:: Raw data
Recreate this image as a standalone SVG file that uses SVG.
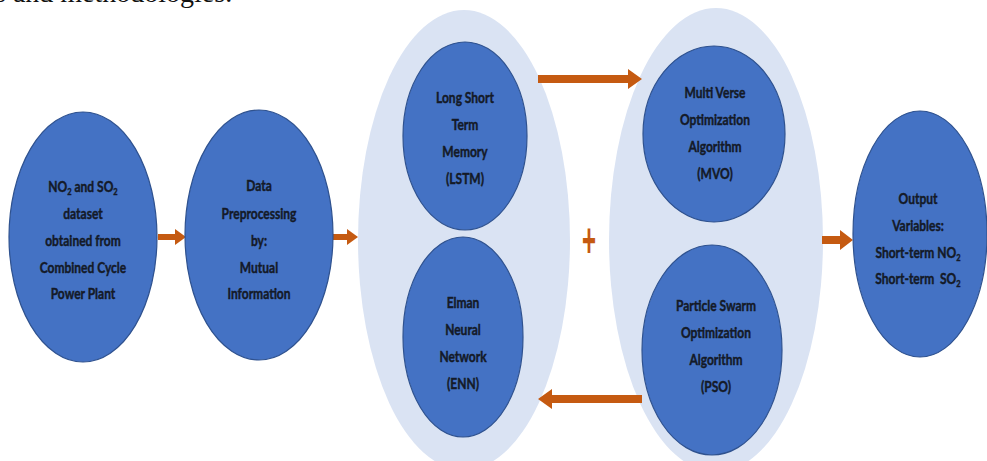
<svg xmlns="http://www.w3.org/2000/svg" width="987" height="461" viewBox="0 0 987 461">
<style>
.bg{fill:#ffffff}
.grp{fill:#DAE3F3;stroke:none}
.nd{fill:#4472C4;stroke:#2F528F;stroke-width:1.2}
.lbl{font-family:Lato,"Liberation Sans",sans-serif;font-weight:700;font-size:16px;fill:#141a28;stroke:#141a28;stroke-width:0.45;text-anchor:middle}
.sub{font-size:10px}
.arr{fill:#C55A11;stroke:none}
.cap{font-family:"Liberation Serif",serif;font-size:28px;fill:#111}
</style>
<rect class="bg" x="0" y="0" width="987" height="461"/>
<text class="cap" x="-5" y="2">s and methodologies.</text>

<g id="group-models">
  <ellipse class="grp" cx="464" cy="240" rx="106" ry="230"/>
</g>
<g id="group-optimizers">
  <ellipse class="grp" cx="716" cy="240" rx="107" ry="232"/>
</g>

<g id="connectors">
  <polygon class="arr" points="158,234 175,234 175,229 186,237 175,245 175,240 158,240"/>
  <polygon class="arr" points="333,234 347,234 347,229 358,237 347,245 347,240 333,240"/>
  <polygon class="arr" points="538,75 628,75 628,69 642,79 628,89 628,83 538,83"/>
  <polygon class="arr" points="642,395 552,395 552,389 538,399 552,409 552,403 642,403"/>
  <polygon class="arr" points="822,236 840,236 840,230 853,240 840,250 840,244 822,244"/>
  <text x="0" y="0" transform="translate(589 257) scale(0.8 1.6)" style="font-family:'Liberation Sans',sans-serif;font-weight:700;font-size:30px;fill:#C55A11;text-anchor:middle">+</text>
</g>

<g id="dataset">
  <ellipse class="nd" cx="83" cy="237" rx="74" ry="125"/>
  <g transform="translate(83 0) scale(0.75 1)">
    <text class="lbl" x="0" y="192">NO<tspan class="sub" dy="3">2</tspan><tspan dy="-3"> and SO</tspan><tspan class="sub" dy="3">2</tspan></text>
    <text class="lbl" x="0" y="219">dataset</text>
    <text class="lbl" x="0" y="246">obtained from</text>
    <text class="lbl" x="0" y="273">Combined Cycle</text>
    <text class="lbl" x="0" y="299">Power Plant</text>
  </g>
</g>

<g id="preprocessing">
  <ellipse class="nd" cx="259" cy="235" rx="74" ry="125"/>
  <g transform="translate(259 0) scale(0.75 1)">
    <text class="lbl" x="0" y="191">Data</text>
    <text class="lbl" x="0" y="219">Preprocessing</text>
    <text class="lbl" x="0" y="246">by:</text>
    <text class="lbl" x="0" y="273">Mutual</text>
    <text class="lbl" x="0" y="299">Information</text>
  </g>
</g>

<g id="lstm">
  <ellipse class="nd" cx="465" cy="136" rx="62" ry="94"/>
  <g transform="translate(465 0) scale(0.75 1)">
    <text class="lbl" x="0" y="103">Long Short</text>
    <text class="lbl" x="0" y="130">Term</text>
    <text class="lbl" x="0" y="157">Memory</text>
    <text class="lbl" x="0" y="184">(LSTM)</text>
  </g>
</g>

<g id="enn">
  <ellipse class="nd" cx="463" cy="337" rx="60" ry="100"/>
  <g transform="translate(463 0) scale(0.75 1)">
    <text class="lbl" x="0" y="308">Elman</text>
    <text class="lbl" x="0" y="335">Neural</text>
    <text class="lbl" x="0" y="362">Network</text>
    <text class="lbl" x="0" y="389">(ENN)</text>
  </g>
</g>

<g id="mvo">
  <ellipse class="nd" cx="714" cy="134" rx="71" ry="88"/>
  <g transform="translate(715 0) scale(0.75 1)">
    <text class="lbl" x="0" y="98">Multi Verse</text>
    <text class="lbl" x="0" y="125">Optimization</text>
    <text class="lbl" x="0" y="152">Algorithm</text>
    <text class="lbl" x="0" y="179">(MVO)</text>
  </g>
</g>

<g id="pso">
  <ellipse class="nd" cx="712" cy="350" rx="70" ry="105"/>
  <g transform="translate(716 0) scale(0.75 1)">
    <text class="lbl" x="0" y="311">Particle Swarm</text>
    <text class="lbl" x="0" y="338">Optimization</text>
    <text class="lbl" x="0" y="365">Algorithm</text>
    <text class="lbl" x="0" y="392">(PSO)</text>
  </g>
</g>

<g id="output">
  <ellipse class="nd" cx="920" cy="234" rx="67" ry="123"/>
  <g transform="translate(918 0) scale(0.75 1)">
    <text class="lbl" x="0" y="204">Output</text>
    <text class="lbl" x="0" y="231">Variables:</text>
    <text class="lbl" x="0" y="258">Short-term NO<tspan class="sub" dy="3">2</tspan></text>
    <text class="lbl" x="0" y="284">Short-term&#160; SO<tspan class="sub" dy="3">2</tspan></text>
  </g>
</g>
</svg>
::::
Print the complete listing exactly, apart from any pictures.

* [Solution for this problem]:
Recreate this image as a standalone SVG file that uses SVG.
<svg xmlns="http://www.w3.org/2000/svg" width="987" height="461" viewBox="0 0 987 461">
<style>
.bg{fill:#ffffff}
.grp{fill:#DAE3F3;stroke:none}
.nd{fill:#4472C4;stroke:#2F528F;stroke-width:1.2}
.lbl{font-family:Lato,"Liberation Sans",sans-serif;font-weight:700;font-size:16px;fill:#141a28;stroke:#141a28;stroke-width:0.45;text-anchor:middle}
.sub{font-size:10px}
.arr{fill:#C55A11;stroke:none}
.cap{font-family:"Liberation Serif",serif;font-size:28px;fill:#111}
</style>
<rect class="bg" x="0" y="0" width="987" height="461"/>
<text class="cap" x="-5" y="2">s and methodologies.</text>

<g id="group-models">
  <ellipse class="grp" cx="464" cy="240" rx="106" ry="230"/>
</g>
<g id="group-optimizers">
  <ellipse class="grp" cx="716" cy="240" rx="107" ry="232"/>
</g>

<g id="connectors">
  <polygon class="arr" points="158,234 175,234 175,229 186,237 175,245 175,240 158,240"/>
  <polygon class="arr" points="333,234 347,234 347,229 358,237 347,245 347,240 333,240"/>
  <polygon class="arr" points="538,75 628,75 628,69 642,79 628,89 628,83 538,83"/>
  <polygon class="arr" points="642,395 552,395 552,389 538,399 552,409 552,403 642,403"/>
  <polygon class="arr" points="822,236 840,236 840,230 853,240 840,250 840,244 822,244"/>
  <text x="0" y="0" transform="translate(589 257) scale(0.8 1.6)" style="font-family:'Liberation Sans',sans-serif;font-weight:700;font-size:30px;fill:#C55A11;text-anchor:middle">+</text>
</g>

<g id="dataset">
  <ellipse class="nd" cx="83" cy="237" rx="74" ry="125"/>
  <g transform="translate(83 0) scale(0.75 1)">
    <text class="lbl" x="0" y="192">NO<tspan class="sub" dy="3">2</tspan><tspan dy="-3"> and SO</tspan><tspan class="sub" dy="3">2</tspan></text>
    <text class="lbl" x="0" y="219">dataset</text>
    <text class="lbl" x="0" y="246">obtained from</text>
    <text class="lbl" x="0" y="273">Combined Cycle</text>
    <text class="lbl" x="0" y="299">Power Plant</text>
  </g>
</g>

<g id="preprocessing">
  <ellipse class="nd" cx="259" cy="235" rx="74" ry="125"/>
  <g transform="translate(259 0) scale(0.75 1)">
    <text class="lbl" x="0" y="191">Data</text>
    <text class="lbl" x="0" y="219">Preprocessing</text>
    <text class="lbl" x="0" y="246">by:</text>
    <text class="lbl" x="0" y="273">Mutual</text>
    <text class="lbl" x="0" y="299">Information</text>
  </g>
</g>

<g id="lstm">
  <ellipse class="nd" cx="465" cy="136" rx="62" ry="94"/>
  <g transform="translate(465 0) scale(0.75 1)">
    <text class="lbl" x="0" y="103">Long Short</text>
    <text class="lbl" x="0" y="130">Term</text>
    <text class="lbl" x="0" y="157">Memory</text>
    <text class="lbl" x="0" y="184">(LSTM)</text>
  </g>
</g>

<g id="enn">
  <ellipse class="nd" cx="463" cy="337" rx="60" ry="100"/>
  <g transform="translate(463 0) scale(0.75 1)">
    <text class="lbl" x="0" y="308">Elman</text>
    <text class="lbl" x="0" y="335">Neural</text>
    <text class="lbl" x="0" y="362">Network</text>
    <text class="lbl" x="0" y="389">(ENN)</text>
  </g>
</g>

<g id="mvo">
  <ellipse class="nd" cx="714" cy="134" rx="71" ry="88"/>
  <g transform="translate(715 0) scale(0.75 1)">
    <text class="lbl" x="0" y="98">Multi Verse</text>
    <text class="lbl" x="0" y="125">Optimization</text>
    <text class="lbl" x="0" y="152">Algorithm</text>
    <text class="lbl" x="0" y="179">(MVO)</text>
  </g>
</g>

<g id="pso">
  <ellipse class="nd" cx="712" cy="350" rx="70" ry="105"/>
  <g transform="translate(716 0) scale(0.75 1)">
    <text class="lbl" x="0" y="311">Particle Swarm</text>
    <text class="lbl" x="0" y="338">Optimization</text>
    <text class="lbl" x="0" y="365">Algorithm</text>
    <text class="lbl" x="0" y="392">(PSO)</text>
  </g>
</g>

<g id="output">
  <ellipse class="nd" cx="920" cy="234" rx="67" ry="123"/>
  <g transform="translate(918 0) scale(0.75 1)">
    <text class="lbl" x="0" y="204">Output</text>
    <text class="lbl" x="0" y="231">Variables:</text>
    <text class="lbl" x="0" y="258">Short-term NO<tspan class="sub" dy="3">2</tspan></text>
    <text class="lbl" x="0" y="284">Short-term&#160; SO<tspan class="sub" dy="3">2</tspan></text>
  </g>
</g>
</svg>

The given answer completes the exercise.